On September 26, 2023, the Supreme Court of British Columbia released Gitxaala v. British Columbia (Chief Gold Commissioner)(“Gitxaala”) which substantially adds to the growing body of duty to consult jurisprudence and is the first to contemplate the application of the United Nations Declaration on the Rights of Indigenous Peoples (“UNDRIP”) in British Columbia.
Duty to Consult
Gitxaala and Ehattesaht First Nations challenged the Province of British Columbia’s (the “Province”) current mineral tenure system, which allows for proponents to register a mineral claim over any unclaimed provincial Crown land. Through this registration, the mineral claim holder is automatically afforded various rights, including the right to explore and dig up the claim area to search for minerals. If minerals are found, the mineral claim holder must apply for further approvals under the Mines Act for commercial extraction. It is not until these later approvals that consultation with Indigenous Nations is contemplated.
The Court ultimately found the existing mineral tenure registration system as a whole was a breach of the Province’s constitutional duty to consult with Indigenous peoples. Where any decision or action by the Province may adversely impact Aboriginal or Treaty Rights, the Province is bound by the constitutional duty to consult with the potentially impacted Indigenous Nations. In this case, the Court and the Indigenous Nations framed the impugned decision as a systemic series of higher-level decisions (or non-decisions) that have the effect of allowing for the registration of mineral claims without consultation.
The Court issued a declaration mandating that the Province consult with First Nations before granting mineral claims. However, it suspended the implementation of that declaration for 18 months to allow the government to consult and design a regime that allows for consultation.

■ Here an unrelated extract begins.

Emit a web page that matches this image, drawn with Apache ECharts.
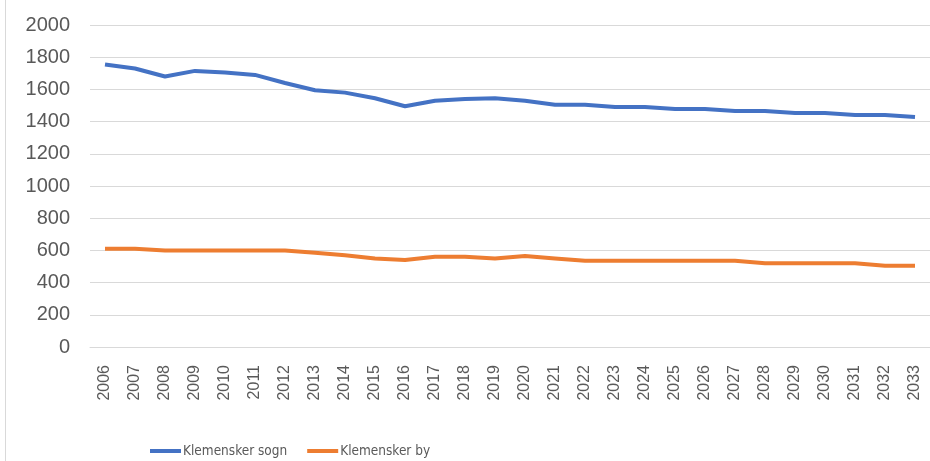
<!DOCTYPE html>
<html>
<head>
<meta charset="utf-8">
<script src="https://cdn.jsdelivr.net/npm/echarts@6/dist/echarts.min.js"></script>
<style>
  html, body { margin: 0; padding: 0; background: #fff; }
  #main { width: 930px; height: 461px; }
</style>
</head>
<body>
<div id="main"></div>
<script>
// data
var years = ['2006','2007','2008','2009','2010','2011','2012','2013','2014','2015',
    '2016','2017','2018','2019','2020','2021','2022','2023','2024','2025',
    '2026','2027','2028','2029','2030','2031','2032','2033'];
var sogn = [1755,1730,1680,1715,1705,1690,1640,1595,1580,1545,
    1495,1530,1540,1545,1530,1505,1505,1490,1490,1478,
    1478,1466,1466,1453,1453,1441,1441,1428];
var by = [610,610,600,600,600,600,600,585,570,550,
    540,560,560,550,565,550,535,535,535,535,
    535,535,520,520,520,520,505,505];

var fontName = "'Liberation Sans', sans-serif";
var txtColor = '#595959';

var myChart = echarts.init(document.getElementById('main'));
var option = {
    animation: false,
    backgroundColor: '#fff',
    textStyle: { fontFamily: fontName },
    graphic: [{
        type: 'line',
        shape: { x1: 5.5, y1: 0, x2: 5.5, y2: 461 },
        style: { stroke: '#d9d9d9', lineWidth: 1 }
    }],
    grid: { left: 90, top: 25, width: 845, bottom: 114 },
    legend: {
        top: 439,
        left: 145,
        icon: 'rect',
        itemWidth: 31,
        itemHeight: 4,
        itemGap: 20,
        textStyle: { color: txtColor, fontSize: 13.5, fontFamily: "'DejaVu Sans Condensed', " + fontName, padding: [0, 0, 0, -3] },
        data: ['Klemensker sogn', 'Klemensker by']
    },
    xAxis: {
        type: 'category',
        data: years,
        boundaryGap: true,
        axisLine: { lineStyle: { color: '#d9d9d9' } },
        axisTick: { show: false },
        axisLabel: { rotate: 90, color: txtColor, fontSize: 16, margin: 18, interval: 0, fontFamily: fontName }
    },
    yAxis: {
        type: 'value',
        min: 0,
        max: 2000,
        interval: 200,
        axisLine: { show: false },
        axisTick: { show: false },
        axisLabel: {
            color: txtColor, fontSize: 20, margin: 20, fontFamily: fontName,
            formatter: function (v) { return String(v); }
        },
        splitLine: { lineStyle: { color: '#d9d9d9', width: 1 } }
    },
    series: [
        {
            name: 'Klemensker sogn',
            type: 'line',
            data: sogn,
            symbol: 'none',
            itemStyle: { color: '#4472c4' },
            lineStyle: { color: '#4472c4', width: 4 }
        },
        {
            name: 'Klemensker by',
            type: 'line',
            data: by,
            symbol: 'none',
            itemStyle: { color: '#ed7d31' },
            lineStyle: { color: '#ed7d31', width: 4 }
        }
    ]
};
myChart.setOption(option);
</script>
</body>
</html>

The Court also noted that any mineral claims already granted remain valid.
In addition to the claim that the mineral tenure registration system was a breach of the Crown’s duty to consult, the First Nations claimed that it was also inconsistent with UNDRIP, which had been implemented into B.C. law through the Declaration on the Rights of Indigenous Peoples Act (“DRIPA”) , in 2019.
The Court acknowledged that the “human rights character” of DRIPA requires that the legislation be interpreted expansively and that section 8.1 of the Interpretation Act requires that the Court interpret Provincial enactments “in a manner consistent with the standards set out in UNDRIP.”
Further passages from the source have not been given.